History paper by Michels, Georg
University of California, Riverside

Why the Counter-Reformation Failed in Seventeenth-Century Hungary

Type of Abstract (select):

Abstract (max. 250 words):
The paper examines the concerted efforts of Hungarian magnates, Catholic hierarchs, and the Habsburg court to convert a predominantly Protestant society to the Catholic faith. The focus will be on the conversion campaigns of the 1660s and 1670s that culminated in the systematic confiscation of churches, the closure of congregational schools, and the mass expulsion of the Protestant clergy. I will argue that these campaigns failed for four principal reasons: the resilience of the county nobility, the resistance of peasants and townsmen, the mass defection of Protestant soldiers, and the proximity of the Ottoman border. This unique combination of resistance and border location distinguishes the Hungarian case from other Habsburg territories (such as Austria, Bohemia, and Silesia) and neighboring Poland. In the final analysis, Hungarian Protestantism would probably not have survived without the Ottomans who provided refuge and protection to persecuted communities. What England was for Dutch Protestants during the sixteenth century the Ottoman Empire became for Hungarian Lutherans and Calvinists during the seventeenth century: a safe-haven from which military invasions were launched to overthrow Habsburg power and restore the Protestant faith.
My paper takes issue with the current state of research on the Hungarian Counter-Reformation, particularly with recent contributions by Antal Molnar and Istvan G. Toth. Most importantly, I think that historians have insufficiently addressed the violent overtones of the Hungarian Counter-Reformation and its traumatic impact on local society. While undoubtedly achieving great successes on the surface--large territories without Protestant clergy, the establishment of Catholic parishes, and mass conversions—these achievements were only temporary. They quickly evaporated in the face of local resistance and rebel incursions from Ottoman territory. Rather than relying on the reports and letters of Catholic missionaries—the mainstay of recent interpretations—or Protestant martyrologies and polemics—the basis of Protestant historiography--I draw on previously unstudied documentary records from the Austrian State and Hungarian National Archives. These records reveal the Hungarian Counter-Reformation as an unmitigated failure that deeply alienated society and crucially contributed to large-scale popular revolts well into the eighteenth century.

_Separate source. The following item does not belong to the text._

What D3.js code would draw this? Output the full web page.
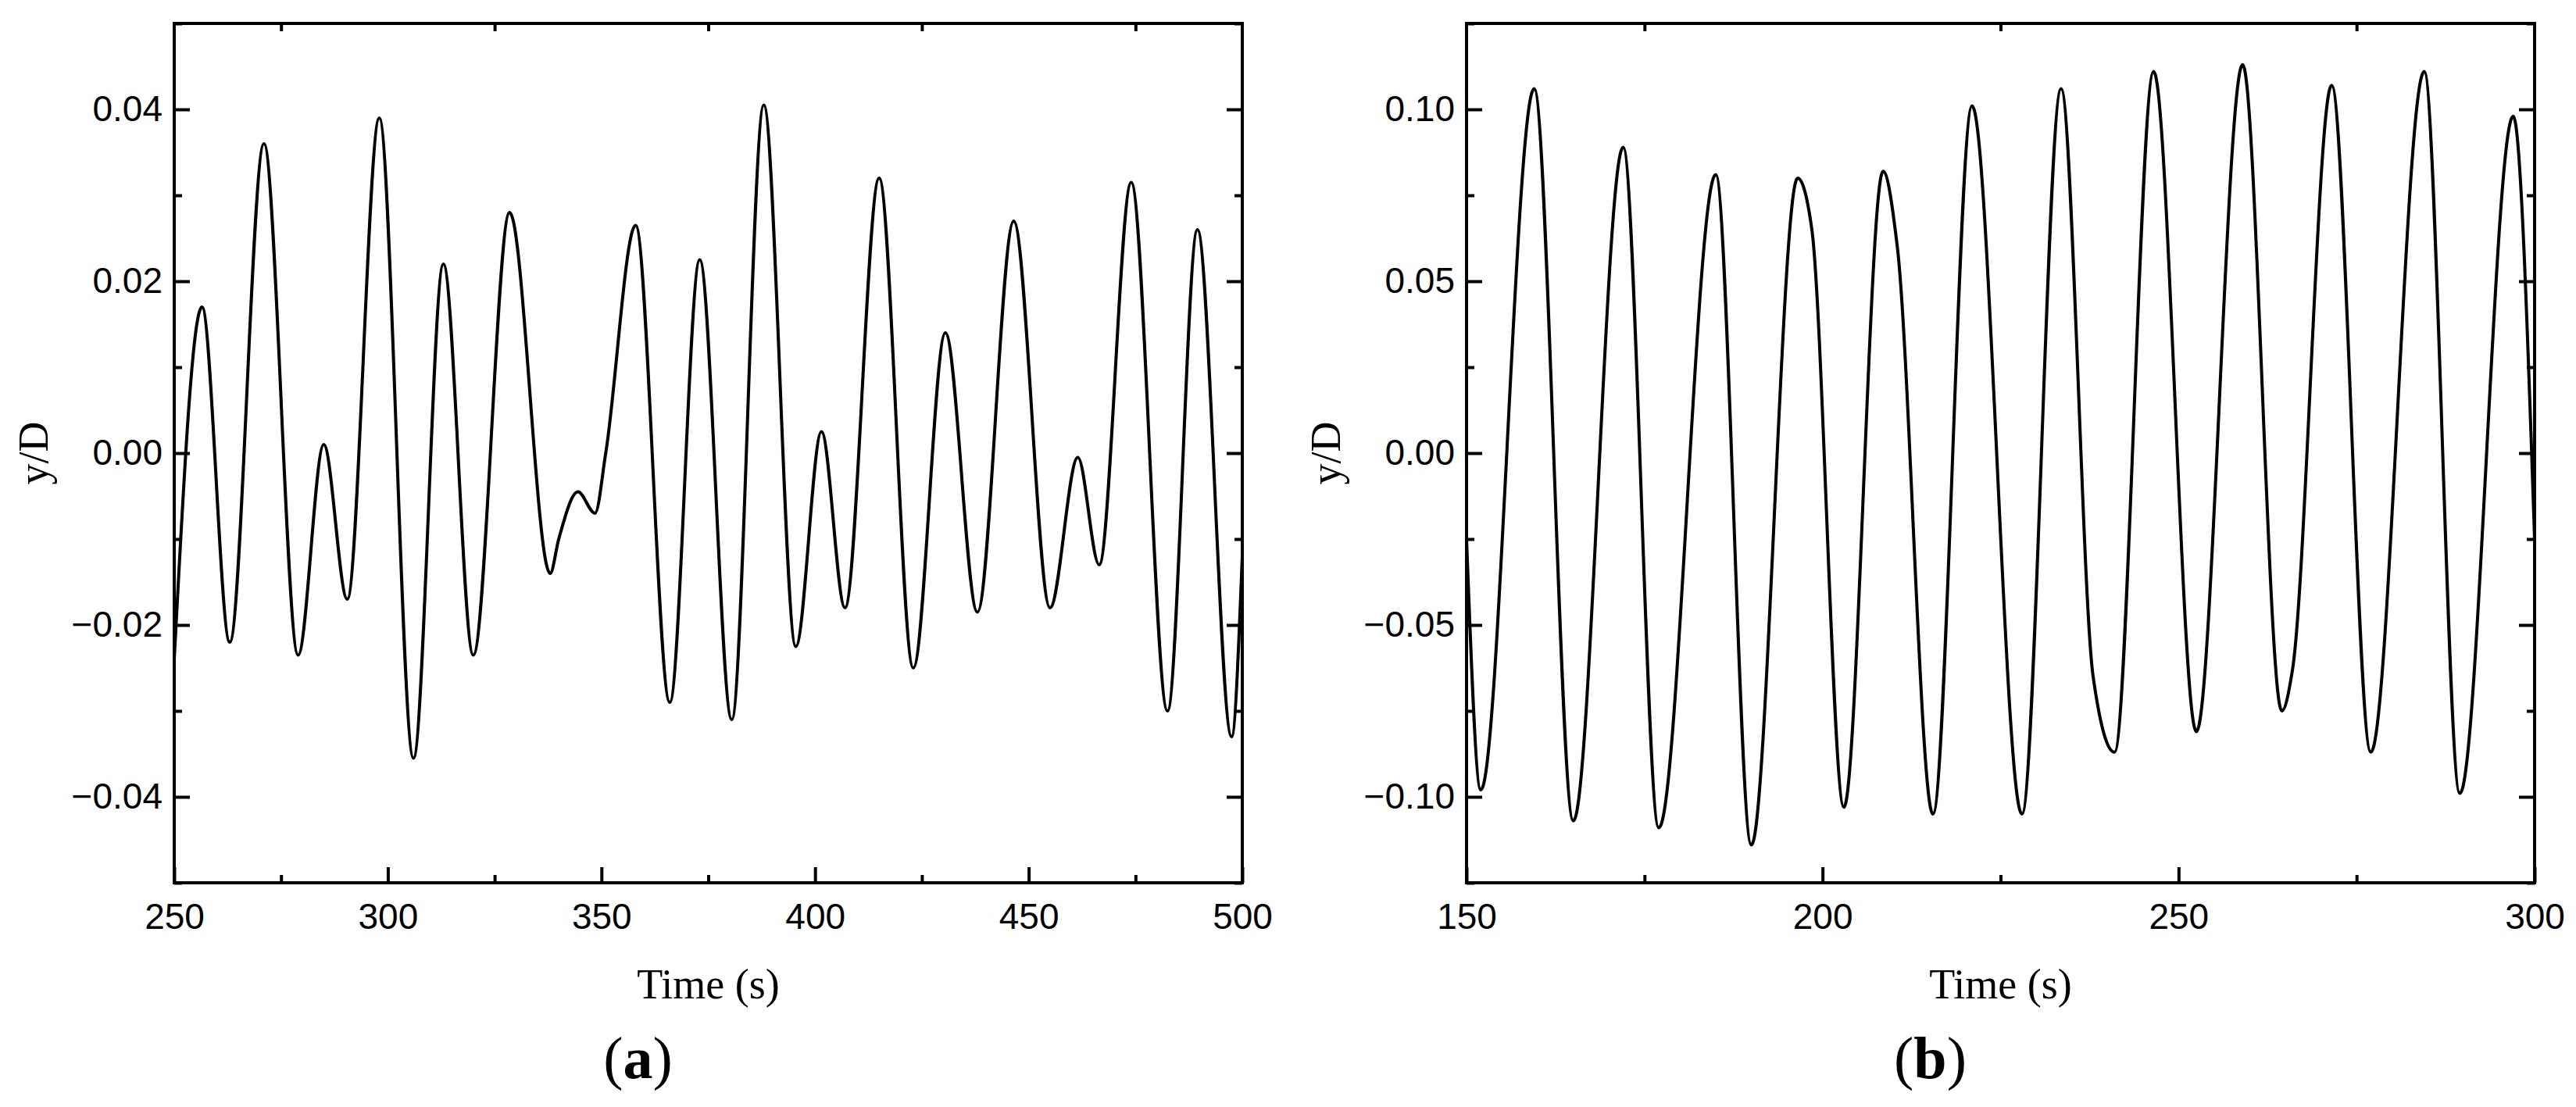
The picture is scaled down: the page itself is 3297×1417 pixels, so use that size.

Brief Professional Bio (max. 100 words):
Georg B. Michels is Professor of History at the University of California, Riverside and currently working on a book about the impact of the Habsburg Counter-Reformation on late seventeenth-century Hungarian society. His recent articles include “The 1672 Kuruc Uprising: A National or Religious Revolt?” Hungarian Studies Review, Vol. XXXIX, Nos. 1-2 (2012): 1-20; “Ready to Secede to the Ottoman Empire: Habsburg Hungary after the Vasvar Treaty (1664-1674),” E-Journal of the American Hungarian Educators Association, Vol. 4 (Fall 2012), pp. 1-11; and
a forthcoming study in Történelmi Szemle (published by the Institute of History, Hungarian Academy of Sciences) critically reexamining the expulsion of the Protestant clergy from Hungary during the early 1670s. Michels’ interest in Hungary and the early modern Habsburg Empire emerged from his studies on religion, society, and revolt in early modern Russia and the discovery of significant similarities between Russian and Hungarian popular resistance against a centralizing imperial power. Trained as a Russian historian and Slavic linguist at the University of Göttingen (Germany), UCLA, and Harvard (Ph.D. 1991) he has written At War with the Church: Religion and Dissent in Seventeenth Century Russia (Stanford, 1999) and co-edited Russia’s Dissident Old Believers (1650-1950) (Minneapolis, 2009).